According to Chris Durack, the Australian chief executive of Schroders, the high investor expectations around the world, including in Australia, probably contributed to disappointment in the past five years. Investors in North America, for instance, have expected returns of 12.4 per cent on average, while Australian investors were not too far behind, expecting 10.9 per cent. There were more than 25,000 investors surveyed, with about 1,250 from Australia and New Zealand.
At a media briefing in Sydney last week, Durack said that Schroder had a tradition in challenging the ‘status quo’ in investment thinking. “When it comes to issues within markets, we want to be able to provide solutions,” he said. “We like working with the institutions as they evolve, and even as they internalise [their investments]. We like to work with the organisations which like us.”
Durack said the survey revealed, as most of know, that there was a real demand for sustainable investing. “About 60 per cent of investors think that they can make a difference,” he said. “
But in Australia only 16b per cent report that they are investing sustainably.”

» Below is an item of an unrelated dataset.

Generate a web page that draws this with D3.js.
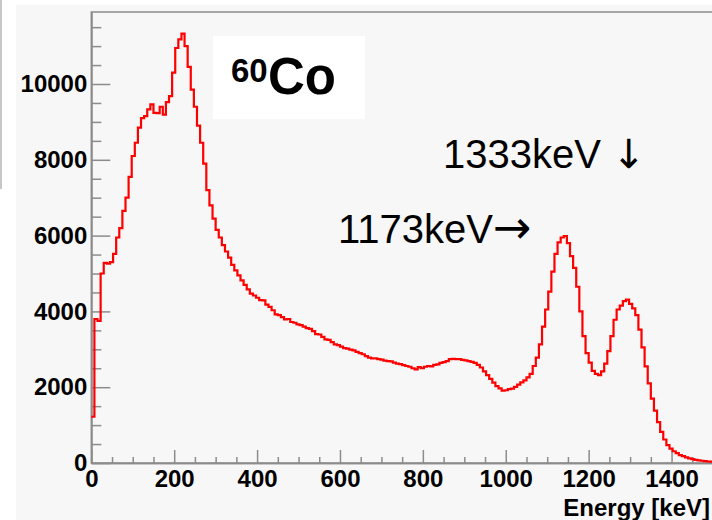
<!DOCTYPE html>
<html>
<head>
<meta charset="utf-8">
<script src="https://cdn.jsdelivr.net/npm/d3@7"></script>
<style>
  body { margin: 0; background: #fff; }
  svg { display: block; font-family: "Liberation Sans", Arial, sans-serif; }
</style>
</head>
<body>
<div id="container"></div>
<script>
/* DATA */
// histogram of the 60Co spectrum, 200 bins of 7.5 keV from 0 keV
const binStart = 0;
const binWidth = 7.5;
const counts = [
  1220, 3800, 3750, 5000, 5280, 5260, 5300, 5520, 5950, 6200,
  6650, 7000, 7550, 8100, 8450, 8850, 9100, 9150, 9330, 9460,
  9240, 9230, 9400, 9190, 9520, 9680, 10300, 10950, 11180, 11330,
  11000, 10450, 9850, 9400, 8900, 8450, 7900, 7200, 6800, 6450,
  6150, 5950, 5750, 5580, 5420, 5230, 5080, 4950, 4820, 4700,
  4580, 4470, 4420, 4360, 4300, 4290, 4180, 4120, 4030, 3920,
  3900, 3850, 3790, 3800, 3720, 3700, 3660, 3640, 3600, 3560,
  3540, 3480, 3400, 3390, 3330, 3260, 3250, 3190, 3130, 3110,
  3070, 3030, 3020, 2990, 2970, 2930, 2900, 2870, 2820, 2780,
  2760, 2760, 2740, 2730, 2700, 2690, 2680, 2650, 2620, 2610,
  2580, 2560, 2540, 2500, 2470, 2530, 2500, 2540, 2560, 2550,
  2590, 2600, 2640, 2660, 2690, 2740, 2750, 2740, 2740, 2720,
  2710, 2690, 2670, 2640, 2590, 2520, 2420, 2320, 2220, 2120,
  2030, 1970, 1910, 1920, 1950, 1960, 2010, 2070, 2130, 2180,
  2260, 2350, 2560, 2780, 3130, 3600, 4050, 4520, 5050, 5520,
  5820, 5950, 5990, 5800, 5460, 5150, 4650, 4000, 3350, 2900,
  2650, 2430, 2350, 2320, 2420, 2620, 2950, 3350, 3780, 4050,
  4150, 4270, 4310, 4200, 4080, 3900, 3520, 3050, 2550, 2100,
  1700, 1380, 1080, 820, 620, 470, 380, 310, 260, 210,
  180, 150, 120, 100, 85, 70, 60, 50, 40, 35
];
const xTicks = [0, 200, 400, 600, 800, 1000, 1200, 1400];
const yTicks = [0, 2000, 4000, 6000, 8000, 10000];
const xMinorStep = 50;
const yMinorStep = 500;
const xMax = 1500;
const yMax = 11900;
const xTitle = "Energy [keV]";

/* CONSTANTS */
const width = 712;
const height = 520;
const margin = { left: 91.3, right: -1, top: 12, bottom: 57 };
const axisColor = "#8c8c8c";

const svg = d3.select("#container")
  .append("svg")
  .attr("width", width)
  .attr("height", height);

// pad background and the thin line at the far left
svg.append("rect")
  .attr("x", 16).attr("y", 5)
  .attr("width", width - 16).attr("height", height - 5)
  .attr("fill", "#f7f7f7");
svg.append("line")
  .attr("x1", 1).attr("x2", 1)
  .attr("y1", 0).attr("y2", 189)
  .attr("stroke", "#b4b4b4")
  .attr("stroke-width", 1.5);

/* SCALES */
const xScale = d3.scaleLinear()
  .domain([0, xMax])
  .range([margin.left, width - margin.right]);

const yScale = d3.scaleLinear()
  .domain([0, yMax])
  .range([height - margin.bottom, margin.top]);

// frame
svg.append("rect")
  .attr("x", xScale(0))
  .attr("y", yScale(yMax))
  .attr("width", xScale(xMax) - xScale(0))
  .attr("height", yScale(0) - yScale(yMax))
  .attr("fill", "none")
  .attr("stroke", axisColor)
  .attr("stroke-width", 1.5);

/* AXES */
const xMinor = d3.range(0, xMax + 1, xMinorStep).filter(v => !xTicks.includes(v));
const yMinor = d3.range(0, yMax, yMinorStep).filter(v => !yTicks.includes(v));

const styleAxis = g => {
  g.select(".domain").attr("stroke", axisColor).attr("stroke-width", 1.5);
  g.selectAll(".tick line").attr("stroke", axisColor).attr("stroke-width", 1.5);
  g.selectAll(".tick text")
    .attr("fill", "#000")
    .attr("font-size", 24)
    .attr("font-weight", "bold");
};

svg.append("g")
  .attr("transform", `translate(0, ${yScale(0)})`)
  .call(d3.axisBottom(xScale).tickValues(xMinor).tickSize(-6).tickSizeOuter(0).tickFormat(""))
  .call(styleAxis);

svg.append("g")
  .attr("transform", `translate(0, ${yScale(0)})`)
  .call(d3.axisBottom(xScale).tickValues(xTicks).tickSize(-13).tickSizeOuter(0).tickPadding(7).tickFormat(d3.format("d")))
  .call(styleAxis);

svg.append("g")
  .attr("transform", `translate(${xScale(0)}, 0)`)
  .call(d3.axisLeft(yScale).tickValues(yMinor).tickSize(-10).tickSizeOuter(0).tickFormat(""))
  .call(styleAxis);

svg.append("g")
  .attr("transform", `translate(${xScale(0)}, 0)`)
  .call(d3.axisLeft(yScale).tickValues(yTicks).tickSize(-19).tickSizeOuter(0).tickPadding(4).tickFormat(d3.format("d")))
  .call(styleAxis);

svg.append("text")
  .attr("x", 710)
  .attr("y", 516)
  .attr("text-anchor", "end")
  .attr("font-size", 24)
  .attr("font-weight", "bold")
  .text(xTitle);

/* HISTOGRAM */
const steps = counts.map((c, i) => [binStart + i * binWidth, c]);
steps.push([binStart + counts.length * binWidth, counts[counts.length - 1]]);

const lineGen = d3.line()
  .curve(d3.curveStepAfter)
  .x(d => xScale(d[0]))
  .y(d => yScale(d[1]));

svg.append("path")
  .datum(steps)
  .attr("fill", "none")
  .attr("stroke", "#ff0000")
  .attr("stroke-width", 2.2)
  .attr("d", lineGen);

/* LABELS */
svg.append("rect")
  .attr("x", 213).attr("y", 36)
  .attr("width", 152).attr("height", 83)
  .attr("fill", "#fff");

svg.append("text")
  .attr("x", 231).attr("y", 82)
  .attr("font-size", 33)
  .attr("font-weight", "bold")
  .text("60");

svg.append("text")
  .attr("x", 268).attr("y", 94)
  .attr("font-size", 51)
  .attr("font-weight", "bold")
  .text("Co");

const peak2 = svg.append("text")
  .attr("x", 443).attr("y", 168)
  .attr("font-size", 40);
peak2.append("tspan").text("1333keV ");
peak2.append("tspan").attr("font-family", "DejaVu Sans").attr("font-size", 40).text("\u2193");

const peak1 = svg.append("text")
  .attr("x", 338).attr("y", 243)
  .attr("font-size", 40);
peak1.append("tspan").text("1173keV");
peak1.append("tspan").attr("font-family", "DejaVu Sans").attr("font-size", 46).text("\u2192");
</script>
</body>
</html>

With respect to the specific issue of climate change, he said, the majority pf respondents thought that the issue would impact on their investments. This tended to correlate with age. Those with the longest horizon – young people – were more concerned than those nearing their twilight years.
“We argue that to invest sustainably it has to be an integral part of your investment process,” Durack said. “There are complications through the value chain and a lot of greyness. But we don’t think that means you should shy away from the debate. It’s becoming a more mature discussion. Increased transparency is bringing something extra to the debate.”
Graeme Mather, Schroders head of distribution and a former asset consultant, said that investors would keep making changes to their portfolios, notwithstanding the volatility, and they would tend to have opportunistic expectations. “Super funds, on the other hand, tend to have much more realistic expectations,” he said.
Simon Doyle, the head of fixed income and Schroders’ very successful multi-asset strategy, said there was definitely a more active approach being adopted in asset allocation and volatility picked up. “As the cycle matures, the allocation of capital will become more important.”
For Schroders, a long-time growth manager, this means it has to handle the turn in the cycle. Value has underperformed growth for eight years. The evidence the trend is about to turn, if it has not already. Doyle said that that was when new opportunities would occur. Time is on our side.”
As an aside, the late Bruno Schroder, who was a frequent visitor to Australia in the 1980s and 90s, especially if there was an interesting summer of cricket to watch, used to often say time was on the side of the growth manager and worked against the value manager. He also asked, which was more easily understood: “who would you rather work for: a value manager or a growth manager?” At that point he had his audience.